*Charts and diagrams as code*.
▬▬▬▬▬▬▬▬▬▬

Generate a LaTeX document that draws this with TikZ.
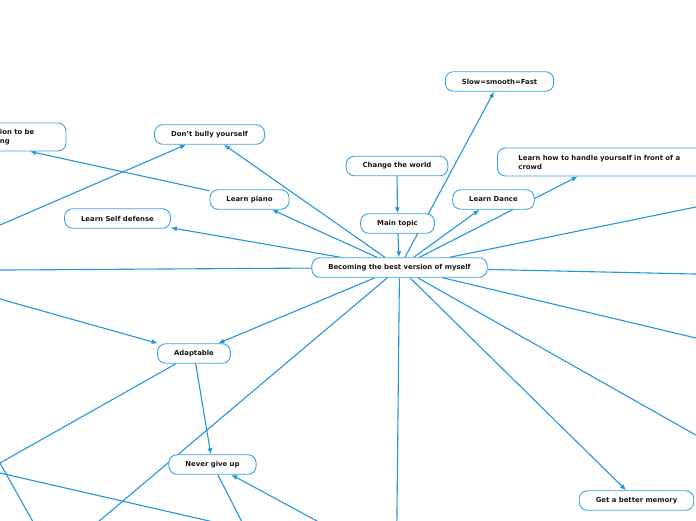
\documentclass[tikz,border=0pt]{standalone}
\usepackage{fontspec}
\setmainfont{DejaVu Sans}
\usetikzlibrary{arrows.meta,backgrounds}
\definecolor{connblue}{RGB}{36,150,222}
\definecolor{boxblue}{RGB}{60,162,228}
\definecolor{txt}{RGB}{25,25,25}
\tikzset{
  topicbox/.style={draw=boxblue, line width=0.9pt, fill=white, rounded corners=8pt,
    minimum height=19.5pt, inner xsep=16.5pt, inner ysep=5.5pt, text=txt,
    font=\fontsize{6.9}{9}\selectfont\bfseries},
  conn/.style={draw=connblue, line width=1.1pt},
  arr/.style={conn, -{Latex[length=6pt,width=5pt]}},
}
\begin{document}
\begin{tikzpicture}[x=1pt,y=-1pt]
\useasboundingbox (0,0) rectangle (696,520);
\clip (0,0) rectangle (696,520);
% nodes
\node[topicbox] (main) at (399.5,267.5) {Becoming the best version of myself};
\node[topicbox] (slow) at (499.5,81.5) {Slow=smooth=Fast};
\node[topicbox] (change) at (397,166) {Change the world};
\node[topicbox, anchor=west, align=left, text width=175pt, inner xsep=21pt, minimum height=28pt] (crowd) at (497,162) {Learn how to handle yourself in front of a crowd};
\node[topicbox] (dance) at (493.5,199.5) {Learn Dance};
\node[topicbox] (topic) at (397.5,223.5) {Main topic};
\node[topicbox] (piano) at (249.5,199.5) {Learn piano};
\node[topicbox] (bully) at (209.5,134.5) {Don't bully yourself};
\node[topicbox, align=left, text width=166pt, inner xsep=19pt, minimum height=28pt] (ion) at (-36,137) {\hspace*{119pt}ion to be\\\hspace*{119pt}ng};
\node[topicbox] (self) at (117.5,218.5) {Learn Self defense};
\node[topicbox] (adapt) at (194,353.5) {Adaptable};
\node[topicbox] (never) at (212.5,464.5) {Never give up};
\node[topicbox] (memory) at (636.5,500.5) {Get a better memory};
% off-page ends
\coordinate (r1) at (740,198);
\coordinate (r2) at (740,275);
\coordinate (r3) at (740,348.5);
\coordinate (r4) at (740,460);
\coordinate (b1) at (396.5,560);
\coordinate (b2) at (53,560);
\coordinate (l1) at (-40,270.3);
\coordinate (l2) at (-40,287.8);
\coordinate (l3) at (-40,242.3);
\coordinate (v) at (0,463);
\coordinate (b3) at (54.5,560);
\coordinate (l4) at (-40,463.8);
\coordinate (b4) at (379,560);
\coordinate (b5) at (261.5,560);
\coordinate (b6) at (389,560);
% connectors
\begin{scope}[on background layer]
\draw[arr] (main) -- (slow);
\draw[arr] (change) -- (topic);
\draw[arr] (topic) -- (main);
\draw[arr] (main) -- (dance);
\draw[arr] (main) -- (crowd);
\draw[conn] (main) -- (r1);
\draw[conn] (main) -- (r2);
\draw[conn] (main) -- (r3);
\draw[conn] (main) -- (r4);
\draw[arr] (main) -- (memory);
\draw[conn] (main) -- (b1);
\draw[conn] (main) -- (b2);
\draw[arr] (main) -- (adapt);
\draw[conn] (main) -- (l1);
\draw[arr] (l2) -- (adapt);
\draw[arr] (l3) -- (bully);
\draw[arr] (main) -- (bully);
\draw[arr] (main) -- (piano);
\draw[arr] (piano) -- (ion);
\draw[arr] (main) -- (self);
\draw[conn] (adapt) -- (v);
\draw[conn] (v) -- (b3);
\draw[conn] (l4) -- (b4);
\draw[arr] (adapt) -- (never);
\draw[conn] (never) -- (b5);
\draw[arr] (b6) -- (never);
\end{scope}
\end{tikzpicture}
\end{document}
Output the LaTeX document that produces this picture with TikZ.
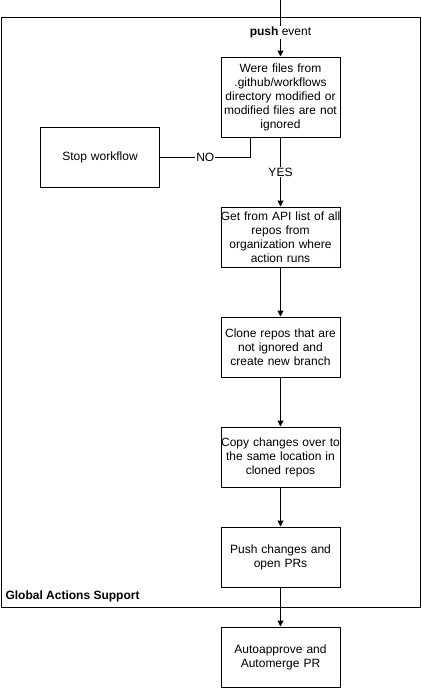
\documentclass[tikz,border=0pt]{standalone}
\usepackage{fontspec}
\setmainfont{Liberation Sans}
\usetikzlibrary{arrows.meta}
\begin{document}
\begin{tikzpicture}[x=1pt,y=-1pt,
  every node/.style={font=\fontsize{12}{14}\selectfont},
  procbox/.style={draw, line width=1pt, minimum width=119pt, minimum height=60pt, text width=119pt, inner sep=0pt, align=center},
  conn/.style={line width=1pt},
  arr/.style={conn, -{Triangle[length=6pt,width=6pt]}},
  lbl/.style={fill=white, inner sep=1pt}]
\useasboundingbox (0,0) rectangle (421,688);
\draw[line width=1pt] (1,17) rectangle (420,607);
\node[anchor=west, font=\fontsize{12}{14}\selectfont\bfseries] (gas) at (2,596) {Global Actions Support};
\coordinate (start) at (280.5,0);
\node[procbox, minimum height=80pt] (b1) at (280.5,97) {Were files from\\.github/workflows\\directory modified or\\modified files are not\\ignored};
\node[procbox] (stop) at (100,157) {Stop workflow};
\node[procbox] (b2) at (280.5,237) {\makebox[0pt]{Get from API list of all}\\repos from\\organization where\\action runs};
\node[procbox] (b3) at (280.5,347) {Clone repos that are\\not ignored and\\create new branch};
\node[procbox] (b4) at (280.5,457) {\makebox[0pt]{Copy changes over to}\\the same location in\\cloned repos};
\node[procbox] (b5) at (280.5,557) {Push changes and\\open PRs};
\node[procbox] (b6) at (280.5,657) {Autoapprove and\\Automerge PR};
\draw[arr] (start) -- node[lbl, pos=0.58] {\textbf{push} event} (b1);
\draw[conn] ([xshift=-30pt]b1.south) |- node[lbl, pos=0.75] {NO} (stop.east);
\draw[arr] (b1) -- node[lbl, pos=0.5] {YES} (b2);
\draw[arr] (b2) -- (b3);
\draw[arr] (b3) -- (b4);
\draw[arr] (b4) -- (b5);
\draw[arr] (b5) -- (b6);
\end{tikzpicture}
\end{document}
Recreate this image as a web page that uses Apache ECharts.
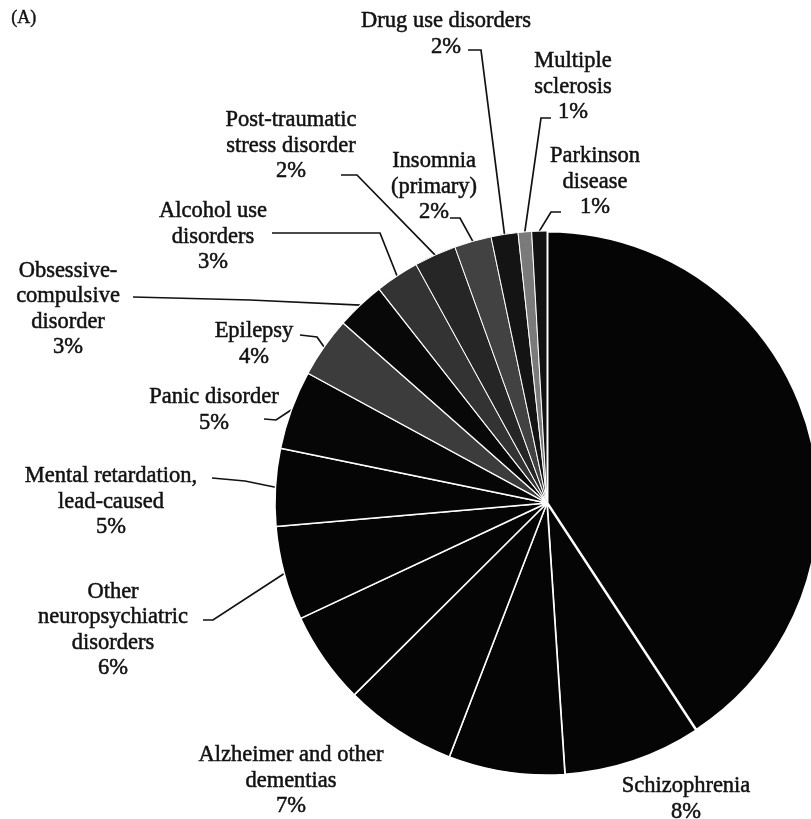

▬▬▬▬▬▬▬▬▬▬

*What is asked*.
From the listing above, return each line with the word "this".

*Correct output*.
Generate a LaTeX document that draws this with TikZ.
Output the LaTeX document that produces this picture with TikZ.
Recreate this image as a web page that uses Apache ECharts.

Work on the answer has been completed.